Le régime du président Bachar al-Assad, confronté à une insurrection populaire depuis sept mois, a confié un rôle de premier plan à ses milices civiles, les chabbiha, pour la mater.

«Les chabbiha sont un instrument qui permet au régime de se comporter de la façon la moins civilisée possible, sans qu'on puisse faire le lien entre ces milices et les autorités», a déclaré à l'AFP un analyste basé à Damas, ayant requis l'anonymat par peur de représailles.

«Ils s'attaquent aux anciens, aux enfants, et le régime peut ensuite dire: «ce n'est pas nous»», a-t-il ajouté.

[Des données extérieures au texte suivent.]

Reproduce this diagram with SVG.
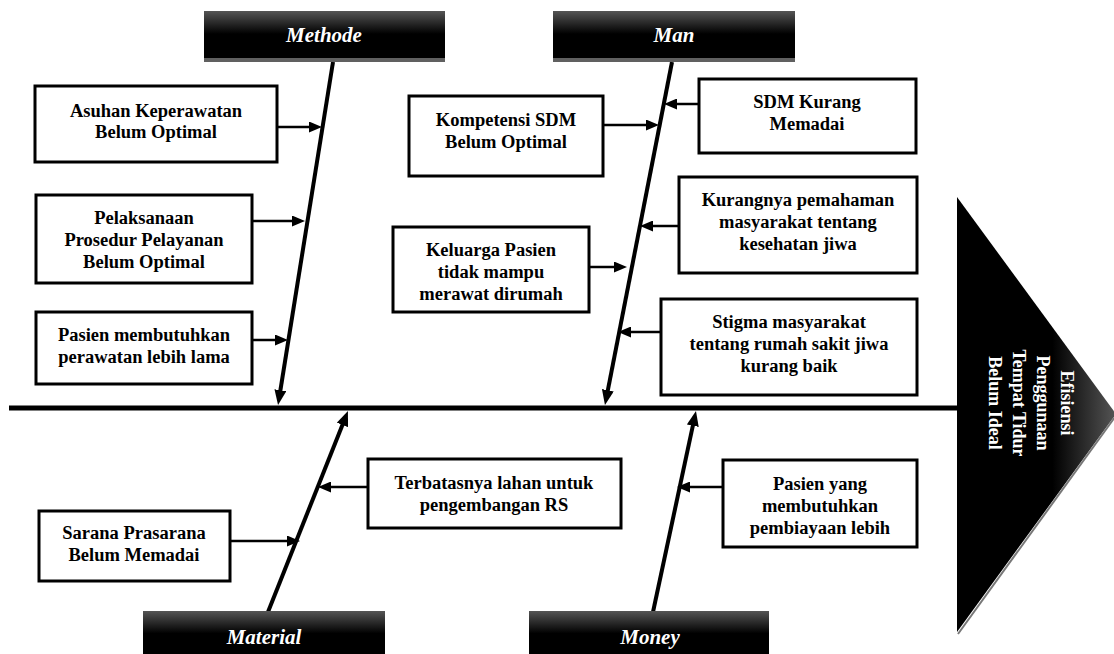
<svg xmlns="http://www.w3.org/2000/svg" width="1114" height="654" viewBox="0 0 1114 654">
<style>
.box rect{fill:#fff;stroke:#000;stroke-width:3}
.t{font-family:"Liberation Serif","Times New Roman",serif;font-weight:bold;font-size:18.5px;text-anchor:middle;fill:#000}
.ht{font-family:"Liberation Serif","Times New Roman",serif;font-weight:bold;font-style:italic;font-size:21px;text-anchor:middle;fill:#fff}
.et{font-family:"Liberation Serif","Times New Roman",serif;font-weight:bold;font-size:18px;text-anchor:middle;fill:#fff}
.spine{stroke:#000;stroke-width:4;fill:none;marker-end:url(#big)}
.arr{stroke:#000;stroke-width:2.5;fill:none;marker-end:url(#small)}
</style>
<defs>
<linearGradient id="hg" x1="0" y1="0" x2="0" y2="1">
<stop offset="0" stop-color="#555"/>
<stop offset="0.45" stop-color="#000"/>
<stop offset="1" stop-color="#000"/>
</linearGradient>
<linearGradient id="tg" x1="0" y1="0" x2="1" y2="0">
<stop offset="0" stop-color="#000"/>
<stop offset="0.6" stop-color="#000"/>
<stop offset="1" stop-color="#555"/>
</linearGradient>
<marker id="big" viewBox="0 0 15 12" refX="7" refY="6" markerWidth="15" markerHeight="12" markerUnits="userSpaceOnUse" orient="auto">
<path d="M0,0 L15,6 L0,12 z" fill="#000"/>
</marker>
<marker id="small" viewBox="0 0 13 11" refX="6" refY="5.5" markerWidth="13" markerHeight="11" markerUnits="userSpaceOnUse" orient="auto">
<path d="M0,0 L13,5.5 L0,11 z" fill="#000"/>
</marker>
</defs>

<g id="connectors">
<line x1="9" y1="408" x2="958" y2="408" stroke="#000" stroke-width="5"/>
<line class="spine" x1="333" y1="62" x2="279.3" y2="397.1"/>
<line class="spine" x1="672" y1="62" x2="606.5" y2="397.1"/>
<line class="spine" x1="268" y1="612" x2="345" y2="418.4"/>
<line class="spine" x1="653" y1="612" x2="694.3" y2="418.8"/>
<line class="arr" x1="277" y1="127" x2="315" y2="127"/>
<line class="arr" x1="252" y1="221" x2="298" y2="221"/>
<line class="arr" x1="252" y1="340" x2="281" y2="340"/>
<line class="arr" x1="603" y1="125" x2="652" y2="125"/>
<line class="arr" x1="699" y1="104" x2="671" y2="104"/>
<line class="arr" x1="679" y1="226" x2="647" y2="226"/>
<line class="arr" x1="589" y1="267" x2="620" y2="267"/>
<line class="arr" x1="661" y1="332" x2="625" y2="332"/>
<line class="arr" x1="368" y1="487" x2="325" y2="487"/>
<line class="arr" x1="230" y1="541" x2="293" y2="541"/>
<line class="arr" x1="723" y1="487" x2="684" y2="487"/>
</g>

<g id="head-methode">
<rect x="204" y="11" width="241" height="51" fill="url(#hg)"/>
<rect x="204" y="58" width="241" height="4" fill="#606060"/>
<text class="ht" x="324" y="42">Methode</text>
</g>
<g id="head-man">
<rect x="553" y="11" width="242" height="51" fill="url(#hg)"/>
<rect x="553" y="58" width="242" height="4" fill="#606060"/>
<text class="ht" x="674" y="42">Man</text>
</g>
<g id="head-material">
<rect x="143" y="611" width="242" height="50" fill="url(#hg)"/>
<text class="ht" x="264" y="644">Material</text>
</g>
<g id="head-money">
<rect x="529" y="611" width="240" height="50" fill="url(#hg)"/>
<text class="ht" x="650" y="644">Money</text>
</g>

<g id="effect">
<polygon points="957,197 1116,414 957,632" fill="url(#tg)"/>
<line x1="1115" y1="417" x2="958" y2="634" stroke="#777" stroke-width="2"/>
<g transform="translate(1030,403) rotate(90)">
<text class="et" x="0" y="-31">Efisiensi</text>
<text class="et" x="0" y="-7">Penggunaan</text>
<text class="et" x="0" y="17">Tempat Tidur</text>
<text class="et" x="0" y="41">Belum Ideal</text>
</g>
</g>

<g id="asuhan" class="box">
<rect x="35" y="86" width="242" height="76"/>
<text class="t" x="156" y="117">Asuhan Keperawatan</text>
<text class="t" x="156" y="138">Belum Optimal</text>
</g>
<g id="pelaksanaan" class="box">
<rect x="36" y="195" width="216" height="88"/>
<text class="t" x="144" y="224">Pelaksanaan</text>
<text class="t" x="144" y="246">Prosedur Pelayanan</text>
<text class="t" x="144" y="268">Belum Optimal</text>
</g>
<g id="pasien-lama" class="box">
<rect x="36" y="312" width="216" height="72"/>
<text class="t" x="144" y="341">Pasien membutuhkan</text>
<text class="t" x="144" y="363">perawatan lebih lama</text>
</g>
<g id="kompetensi" class="box">
<rect x="409" y="96" width="194" height="80"/>
<text class="t" x="506" y="126">Kompetensi SDM</text>
<text class="t" x="506" y="148">Belum Optimal</text>
</g>
<g id="sdm-kurang" class="box">
<rect x="699" y="79" width="217" height="74"/>
<text class="t" x="807" y="108">SDM Kurang</text>
<text class="t" x="807" y="130">Memadai</text>
</g>
<g id="kurangnya" class="box">
<rect x="679" y="177" width="238" height="96"/>
<text class="t" x="798" y="206">Kurangnya pemahaman</text>
<text class="t" x="798" y="228">masyarakat tentang</text>
<text class="t" x="798" y="250">kesehatan jiwa</text>
</g>
<g id="keluarga" class="box">
<rect x="393" y="227" width="196" height="85"/>
<text class="t" x="491" y="256">Keluarga Pasien</text>
<text class="t" x="491" y="278">tidak mampu</text>
<text class="t" x="491" y="300">merawat dirumah</text>
</g>
<g id="stigma" class="box">
<rect x="661" y="299" width="256" height="96"/>
<text class="t" x="789" y="328">Stigma masyarakat</text>
<text class="t" x="789" y="350">tentang rumah sakit jiwa</text>
<text class="t" x="789" y="372">kurang baik</text>
</g>
<g id="terbatasnya" class="box">
<rect x="368" y="459" width="253" height="69"/>
<text class="t" x="494" y="489">Terbatasnya lahan untuk</text>
<text class="t" x="494" y="511">pengembangan RS</text>
</g>
<g id="sarana" class="box">
<rect x="39" y="511" width="191" height="70"/>
<text class="t" x="134" y="539">Sarana Prasarana</text>
<text class="t" x="134" y="561">Belum Memadai</text>
</g>
<g id="pasien-biaya" class="box">
<rect x="723" y="460" width="194" height="87"/>
<text class="t" x="820" y="490">Pasien yang</text>
<text class="t" x="820" y="512">membutuhkan</text>
<text class="t" x="820" y="534">pembiayaan lebih</text>
</g>
</svg>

Alors que les chabbiha n'ont pas de lien officiel avec la dynastie Assad, le régime syrien a décidé de laisser faire la sale besogne à ces groupes, qui ont, selon des informations rapportées par des militants, gagné plusieurs villes, munis d'armes les plus diverses, des bâtons aux armes automatiques.

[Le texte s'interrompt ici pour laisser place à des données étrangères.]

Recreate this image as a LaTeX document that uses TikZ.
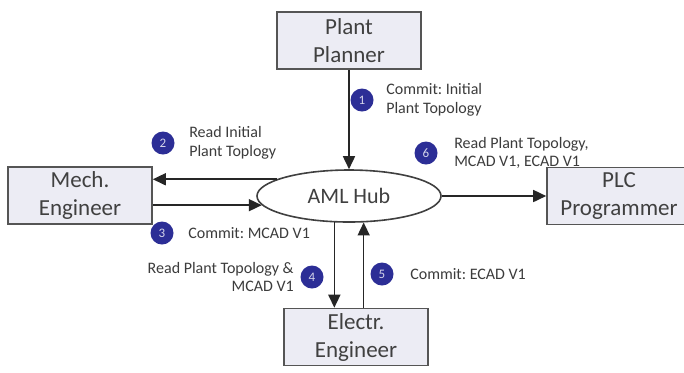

Arrivés au Liban, les réfugiés syriens racontent leur calvaire aux mains des troupes de Maher al-Assad, le jeune frère du président, mais évoquent aussi de plus en plus souvent les chabbiha.

De nombreux réfugiés interrogés par l'AFP font état de détentions arbitraires et d'exécutions par ces milices.

Des vidéos mises en ligne sur YouTube -devenu une véritable source d'information face à la décision des autorités d'interdire tout accès aux journalistes- montrent régulièrement des hommes habillés en civil qui s'en prennent aux manifestants à la sortie des mosquées à Homs (centre) ou à Deraa (sud).

Il est souvent difficile de distinguer les forces de sécurité en civil des partisans du régime, qui fondent sur les manifestants, en majorité sunnites, alors que ces derniers réclament la fin du règne du parti Baas, contrôlé par les Alaouites et au pouvoir en Syrie depuis près d'un demi-siècle.

Et pour compliquer les choses, personne ne peut dire avec certitude qui sont les chabbiha et comment elles sont organisées.

«Les chabbiha ne sont pas un groupe unifié, comme une armée», explique à l'AFP le militant Omar Edelbi, porte-parole des Comités locaux de coordination (LCC) qui animent la contestation sur le terrain, et membre du Conseil national syrien (CNS), qui vient d'être lancé à Istanbul.

«Ce sont des bandes de civils armés, recrutés dans différentes villes et factions à travers la Syrie, et qui combattent et tuent leurs compatriotes, essentiellement pour des raisons idéologiques. Des bandes qui, contrairement à l'armée, ne sont responsables devant personne», poursuit-il.

«Nous Syriens, nous pouvons faire la différence, mais pour les étrangers, c'est généralement impossible».

Étymologiquement le mot «chabbiha» vient de l'arabe «chabah», c'est-à-dire «fantôme», et il était utilisé à Lattaquié il y a quelques décennies pour qualifier les groupes de trafiquants qui sévissaient dans cette ville côtière.

«Les bandes qu'on voit aujourd'hui dans les rues syriennes sont un phénomène différent des gangs mafieux qui opéraient à Lattaquié dans les années 80, et que les Assad ont bannis», selon M. Edelbi.

«Les Mercedes-Benz que les bandes de Lattaquié utilisaient ont été baptisées «chabah» en raison de leur rapidité et ces bandes elles-mêmes ont été appelées chabbiha, terme utilisé aujourd'hui pour décrire un autre phénomène» lié à la contestation.

Aujourd'hui, certains experts affirment que l'une des dernières cartes du régime syrien réside dans ces groupes armés, de confessions et de classes différentes.

Selon Joshua Landis, directeur du Centre pour les études moyennes-orientales à l'Univeristé d'Oklahoma aux États-Unis, «le rôle des chabbiha consiste essentiellement à intimider et à rétablir le sentiment de peur qui a toujours régné en Syrie durant les quarante dernières années, mais qui semble s'être brisé avec le Printemps arabe».